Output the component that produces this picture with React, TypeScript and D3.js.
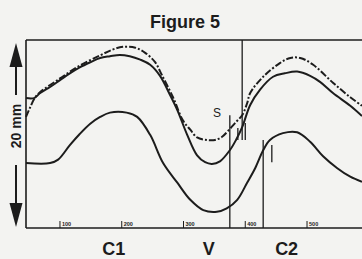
import React from "react";
import * as d3 from "d3";

// x in ms, y in mm
const tickValues = [100, 200, 300, 400, 500];
const tickLabels = ["100", "200", "300", "400", "500"];

const topSolidX = [45, 58, 68, 84, 100, 116, 132, 149, 165, 181, 197, 213, 230, 246, 262, 278, 290, 306, 322, 335, 346, 359, 375, 385, 395, 408, 424, 445, 464, 484, 505, 521, 542, 570, 589];
const topSolidY = [15.2, 15.2, 15.8, 16.5, 17.3, 18.1, 18.8, 19.4, 19.9, 20.1, 20.25, 20.1, 19.7, 19.1, 17.8, 15.6, 13.8, 10.9, 8.5, 7.7, 7.5, 7.8, 9.1, 10.3, 11.8, 14.4, 16.2, 17.7, 18.1, 18.3, 17.8, 17.1, 15.8, 14.3, 13.1];

const dashedX = [45, 51, 60, 68, 100, 132, 165, 186, 202, 222, 238, 254, 265, 283, 299, 311, 322, 338, 351, 362, 372, 385, 395, 403, 408, 429, 456, 473, 489, 510, 542, 570, 589];
const dashedY = [13.0, 14.0, 15.3, 15.9, 17.5, 19.0, 20.2, 20.9, 21.2, 21.1, 20.5, 19.4, 17.9, 15.3, 12.6, 11.5, 10.6, 10.3, 10.3, 10.65, 11.35, 12.4, 13.2, 14.6, 15.8, 17.7, 19.3, 19.9, 19.9, 19.1, 17.0, 15.3, 14.3];

const lowerX = [45, 84, 97, 116, 132, 149, 165, 181, 208, 225, 246, 267, 290, 311, 332, 354, 370, 387, 403, 416, 429, 440, 461, 484, 505, 526, 549, 570, 589];
const lowerY = [7.6, 7.6, 8.0, 9.7, 11.0, 12.2, 13.0, 13.5, 13.5, 13.0, 10.9, 7.6, 5.3, 3.3, 2.1, 1.9, 2.3, 3.3, 5.3, 7.0, 9.1, 10.3, 11.1, 11.2, 10.1, 8.4, 7.0, 6.0, 5.4];

// vertical event lines: x, from mm, to mm
const markerX = [375, 395, 429];
const markerFrom = [0, 10.3, 0];
const markerTo = [13.2, 22, 10.3];

// small event ticks
const smallTickX = [388, 400, 443];
const smallTickFrom = [10.3, 10.3, 7.7];
const smallTickTo = [11.7, 12.3, 9.7];

const phaseLabels = ["C1", "V", "C2"];
const phaseX = [187, 341, 467];

const W = 362;
const H = 259;

export default function App() {
  const x = d3.scaleLinear().domain([45, 589]).range([26, 362]);
  const y = d3.scaleLinear().domain([0, 22]).range([228, 40]);

  const line = d3
    .line<[number, number]>()
    .x((d) => x(d[0]))
    .y((d) => y(d[1]))
    .curve(d3.curveCatmullRom.alpha(0.5));

  const zip = (a: number[], b: number[]) => a.map((v, i) => [v, b[i]] as [number, number]);

  const ink = "#1c1c1c";
  const sans = "'Liberation Sans', Arial, Helvetica, sans-serif";

  return (
    <svg
      width={W}
      height={H}
      style={{ position: "absolute", left: 0, top: 0 }}
      xmlns="http://www.w3.org/2000/svg"
    >
      <rect x={0} y={0} width={W} height={H} fill="#f3f3f1" />
      <text x={185} y={28} textAnchor="middle" fontFamily={sans} fontWeight="bold" fontSize={18} fill={ink}>
        Figure 5
      </text>

      {/* frame */}
      <line x1={x(45)} x2={x(45)} y1={y(22)} y2={y(0)} stroke={ink} strokeWidth={1.6} />
      <line x1={x(45)} x2={x(589)} y1={y(22)} y2={y(22)} stroke={ink} strokeWidth={1.6} />
      <line x1={x(45)} x2={x(589)} y1={y(0)} y2={y(0)} stroke={ink} strokeWidth={1.6} />

      {/* x ticks */}
      {tickValues.map((t, i) => (
        <g key={t}>
          <line x1={x(t)} x2={x(t)} y1={y(0)} y2={y(0) - 7} stroke={ink} strokeWidth={1} />
          <text x={x(t) + 2} y={y(0) - 2} fontFamily={sans} fontWeight="bold" fontSize={5.5} fill={ink}>
            {tickLabels[i]}
          </text>
        </g>
      ))}

      {/* curves */}
      <path d={line(zip(topSolidX, topSolidY)) || ""} fill="none" stroke={ink} strokeWidth={2} />
      <path
        d={line(zip(dashedX, dashedY)) || ""}
        fill="none"
        stroke={ink}
        strokeWidth={2}
        strokeDasharray="7,2,2,2"
      />
      <path d={line(zip(lowerX, lowerY)) || ""} fill="none" stroke={ink} strokeWidth={2} />

      {/* markers */}
      {markerX.map((m, i) => (
        <line key={"m" + i} x1={x(m)} x2={x(m)} y1={y(markerFrom[i])} y2={y(markerTo[i])} stroke={ink} strokeWidth={1.3} />
      ))}
      {smallTickX.map((m, i) => (
        <line key={"s" + i} x1={x(m)} x2={x(m)} y1={y(smallTickFrom[i])} y2={y(smallTickTo[i])} stroke={ink} strokeWidth={1.3} />
      ))}

      <text x={217} y={117} textAnchor="middle" fontFamily={sans} fontSize={12} fill={ink}>
        S
      </text>

      {/* y scale arrows */}
      <g fill={ink} stroke={ink}>
        <line x1={16} x2={16} y1={60} y2={95} strokeWidth={2} />
        <path d="M16,43 L22.5,67 L9.5,67 Z" stroke="none" />
        <line x1={16} x2={16} y1={165} y2={210} strokeWidth={2} />
        <path d="M16,227 L22.5,203 L9.5,203 Z" stroke="none" />
      </g>
      <text
        transform="translate(21,126) rotate(-90)"
        textAnchor="middle"
        fontFamily={sans}
        fontWeight="bold"
        fontSize={14}
        fill={ink}
      >
        20 mm
      </text>

      {phaseLabels.map((p, i) => (
        <text key={p} x={x(phaseX[i])} y={255} textAnchor="middle" fontFamily={sans} fontWeight="bold" fontSize={18} fill={ink}>
          {p}
        </text>
      ))}
    </svg>
  );
}
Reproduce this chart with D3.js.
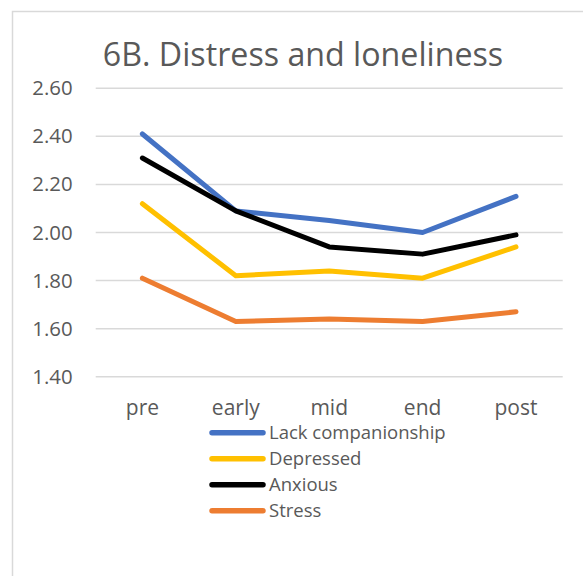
<!DOCTYPE html>
<html>
<head>
<meta charset="utf-8">
<script src="https://cdn.jsdelivr.net/npm/d3@7"></script>
<style>
  html, body { margin: 0; padding: 0; background: #fff; }
  svg { display: block; }
  text { font-family: "Open Sans", Lato, sans-serif; fill: #595959; }
</style>
</head>
<body>
<svg id="chart" width="583" height="576"></svg>
<script>
// Time points and the four measures
const phases = ["pre", "early", "mid", "end", "post"];
const lackCompanionship = [2.41, 2.09, 2.05, 2.00, 2.15];
const depressed = [2.12, 1.82, 1.84, 1.81, 1.94];
const anxious = [2.31, 2.09, 1.94, 1.91, 1.99];
const stress = [1.81, 1.63, 1.64, 1.63, 1.67];
const yTicks = [1.4, 1.6, 1.8, 2.0, 2.2, 2.4, 2.6];
const titleText = "6B. Distress and loneliness";

const series = [
  { name: "Lack companionship", values: lackCompanionship, color: "#4472C4" },
  { name: "Depressed", values: depressed, color: "#FFC000" },
  { name: "Anxious", values: anxious, color: "#000000" },
  { name: "Stress", values: stress, color: "#ED7D31" }
];

const FONT = "'Open Sans', Lato, sans-serif";
const svg = d3.select("#chart");

// chart frame (runs past the right and bottom edges)
svg.append("rect")
  .attr("x", 12.5).attr("y", 11.5)
  .attr("width", 620).attr("height", 620)
  .attr("fill", "#fff").attr("stroke", "#d9d9d9").attr("stroke-width", 1.5);

const plot = { left: 95.7, right: 562.7, top: 88.3, bottom: 376.7 };

const x = d3.scaleBand().domain(phases).range([plot.left, plot.right]);
const y = d3.scaleLinear().domain([1.4, 2.6]).range([plot.bottom, plot.top]);

// horizontal gridlines
svg.append("g")
  .selectAll("line")
  .data(yTicks)
  .join("line")
  .attr("x1", plot.left).attr("x2", plot.right)
  .attr("y1", d => y(d)).attr("y2", d => y(d))
  .attr("stroke", "#d9d9d9").attr("stroke-width", 1.5);

// y axis labels
const yAxis = svg.append("g")
  .attr("transform", `translate(${plot.left - 23},0)`)
  .call(d3.axisLeft(y).tickValues(yTicks).tickFormat(d3.format(".2f")).tickSize(0).tickPadding(0));
yAxis.select(".domain").remove();
yAxis.selectAll("text")
  .attr("font-family", FONT)
  .attr("font-size", 20.4).attr("fill", "#595959");

// x axis labels
const xAxis = svg.append("g")
  .attr("transform", `translate(0,${plot.bottom + 23})`)
  .call(d3.axisBottom(x).tickSize(0).tickPadding(0));
xAxis.select(".domain").remove();
xAxis.selectAll("text")
  .attr("font-family", FONT)
  .attr("font-size", 21).attr("fill", "#595959");

// series lines
const line = d3.line()
  .x((d, i) => x(phases[i]) + x.bandwidth() / 2)
  .y(d => y(d));

svg.append("g")
  .selectAll("path")
  .data(series)
  .join("path")
  .attr("d", d => line(d.values))
  .attr("fill", "none")
  .attr("stroke", d => d.color)
  .attr("stroke-width", 5)
  .attr("stroke-linejoin", "round")
  .attr("stroke-linecap", "round");

// title
svg.append("text")
  .attr("x", 303).attr("y", 66)
  .attr("text-anchor", "middle")
  .attr("font-size", 32.2)
  .text(titleText);

// legend
const legend = svg.append("g")
  .selectAll("g")
  .data(series)
  .join("g")
  .attr("transform", (d, i) => `translate(0,${432.7 + i * 26})`);
legend.append("line")
  .attr("x1", 212).attr("x2", 263)
  .attr("stroke", d => d.color)
  .attr("stroke-width", 5.5)
  .attr("stroke-linecap", "round");
legend.append("text")
  .attr("x", 269).attr("dy", "0.36em")
  .attr("font-size", 18.5)
  .text(d => d.name);
</script>
</body>
</html>
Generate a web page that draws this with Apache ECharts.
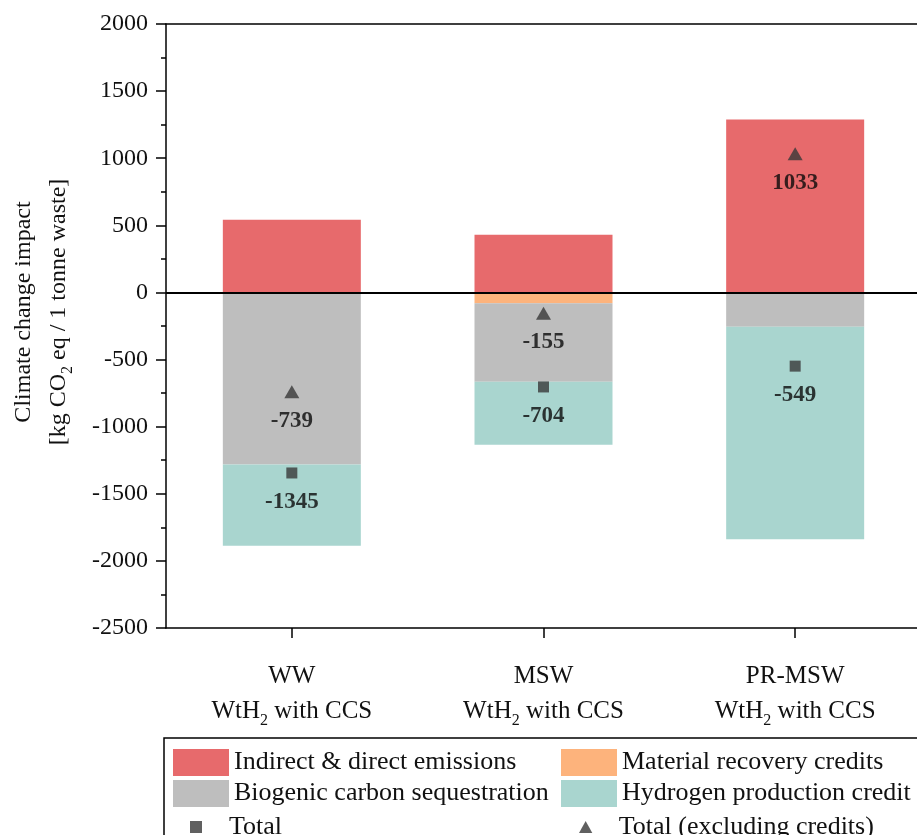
<!DOCTYPE html>
<html>
<head>
<meta charset="utf-8">
<script src="https://cdn.jsdelivr.net/npm/echarts@6/dist/echarts.min.js"></script>
<style>
html,body{margin:0;padding:0;background:#fff;}
#chart{width:917px;height:835px;}
</style>
</head>
<body>
<div id="chart"></div>
<script>
const categories = ['WW', 'MSW', 'PR-MSW'];
const indirectEmissions = [542, 430, 1289];
const materialRecovery = [0, -80, 0];
const biogenicSequestration = [-1281, -585, -256];
const hydrogenCredit = [-606, -469, -1582];
const totalValues = [-1345, -704, -549];
const totalExclCredits = [-739, -155, 1033];
const yMin = -2500, yMax = 2000, yInterval = 500;

const seriesNames = ['Indirect & direct emissions', 'Material recovery credits',
  'Biogenic carbon sequestration', 'Hydrogen production credit',
  'Total', 'Total (excluding credits)'];

const FONT = "'Liberation Serif', 'Times New Roman', serif";
const colors = ['#E76A6C', '#FDB37C', '#BEBEBE', '#A9D5CF'];
const markerColor = '#383838';

const chart = echarts.init(document.getElementById('chart'), null, {renderer: 'canvas'});

function bar(name, data, color, extra) {
  return Object.assign({
    name: name, type: 'bar', stack: 'all', data: data, barWidth: 138,
    itemStyle: {color: color}, emphasis: {disabled: true}
  }, extra || {});
}

const labelStyle = {
  show: true, position: 'inside', offset: [0, 29],
  formatter: p => String(p.value),
  fontFamily: FONT, fontWeight: 'bold', fontSize: 23, color: '#0a0a0a'
};

const legendText = {fontFamily: FONT, fontSize: 26, color: '#111'};

const option = {
  animation: false,
  backgroundColor: '#fff',
  grid: {left: 166, top: 24, width: 755, height: 604, containLabel: false, outerBoundsMode: 'none'},
  xAxis: [{
    type: 'category', data: categories, position: 'bottom',
    axisLine: {show: true, onZero: false, lineStyle: {color: '#000', width: 1.5}},
    axisTick: {show: true, alignWithLabel: true, length: 10, lineStyle: {color: '#000', width: 1.5}},
    axisLabel: {
      margin: 31, interval: 0,
      formatter: v => '{a|' + v + '}\n{a|WtH}{s|2}{a| with CCS}',
      rich: {
        a: {fontFamily: FONT, fontSize: 25, color: '#111', lineHeight: 35},
        s: {fontFamily: FONT, fontSize: 16, color: '#111', lineHeight: 20, verticalAlign: 'bottom'}
      }
    },
    splitLine: {show: false}
  }, {
    type: 'category', data: categories, position: 'top',
    axisLine: {show: true, onZero: false, lineStyle: {color: '#000', width: 1.5}},
    axisTick: {show: false}, axisLabel: {show: false}, splitLine: {show: false}
  }],
  yAxis: {
    type: 'value', min: yMin, max: yMax, interval: yInterval,
    name: 'Climate change impact\n[kg CO{s|2} eq / 1 tonne waste]',
    nameLocation: 'middle', nameGap: 90, nameRotate: 90,
    nameTextStyle: {
      fontFamily: FONT, fontSize: 24, color: '#111', lineHeight: 35,
      padding: [0, 0, 0, 28],
      rich: {s: {fontFamily: FONT, fontSize: 16, color: '#111', lineHeight: 20, verticalAlign: 'bottom'}}
    },
    axisLine: {show: true, lineStyle: {color: '#000', width: 1.5}},
    axisTick: {show: true, length: 10, lineStyle: {color: '#000', width: 1.5}},
    minorTick: {show: true, splitNumber: 2, length: 5, lineStyle: {color: '#000', width: 1.5}},
    axisLabel: {fontFamily: FONT, fontSize: 24, color: '#111', margin: 18, formatter: v => String(v)},
    splitLine: {show: false}
  },
  legend: [{
    data: [seriesNames[0], seriesNames[2]], orient: 'vertical', left: 168, top: 744,
    itemWidth: 56, itemHeight: 27, itemGap: 4, icon: 'rect', textStyle: legendText,
    selectedMode: false
  }, {
    data: [seriesNames[1], seriesNames[3]], orient: 'vertical', left: 556, top: 744,
    itemWidth: 56, itemHeight: 27, itemGap: 4, icon: 'rect', textStyle: legendText,
    selectedMode: false
  }, {
    data: [seriesNames[4]], left: 185, top: 809,
    itemWidth: 56, itemHeight: 12, icon: 'path://M0,0L10,0L10,10L0,10Z', textStyle: legendText,
    selectedMode: false
  }, {
    data: [seriesNames[5]], left: 574, top: 809,
    itemWidth: 56, itemHeight: 12, icon: 'path://M5,0L10,9L0,9Z', textStyle: legendText,
    selectedMode: false
  }],
  graphic: [{
    type: 'rect', silent: true, z: 100,
    shape: {x: 164, y: 738, width: 800, height: 200},
    style: {fill: 'none', stroke: '#000', lineWidth: 1.5}
  }],
  series: [
    bar(seriesNames[0], indirectEmissions, colors[0]),
    bar(seriesNames[1], materialRecovery, colors[1]),
    bar(seriesNames[2], biogenicSequestration, colors[2]),
    bar(seriesNames[3], hydrogenCredit, colors[3], {
      markLine: {
        silent: true, symbol: ['none', 'none'], label: {show: false},
        lineStyle: {color: '#000', width: 2, type: 'solid'},
        data: [{yAxis: 0}]
      }
    }),
    {
      name: seriesNames[4], type: 'scatter', data: totalValues, symbol: 'rect', symbolSize: 11,
      itemStyle: {color: markerColor}, label: labelStyle, z: 5, emphasis: {disabled: true}
    },
    {
      name: seriesNames[5], type: 'scatter', data: totalExclCredits, symbol: 'triangle', symbolSize: [15, 13],
      itemStyle: {color: markerColor}, label: labelStyle, z: 5, emphasis: {disabled: true}
    }
  ]
};
chart.setOption(option);
</script>
</body>
</html>
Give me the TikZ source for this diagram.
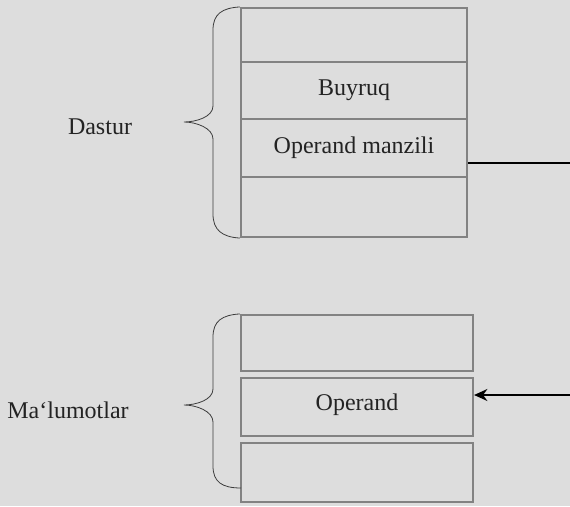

----

> _Work to do_:
Find the count of lines in the data above where the string "React" occurs. Provide that number alone.

> _Correct output_:
2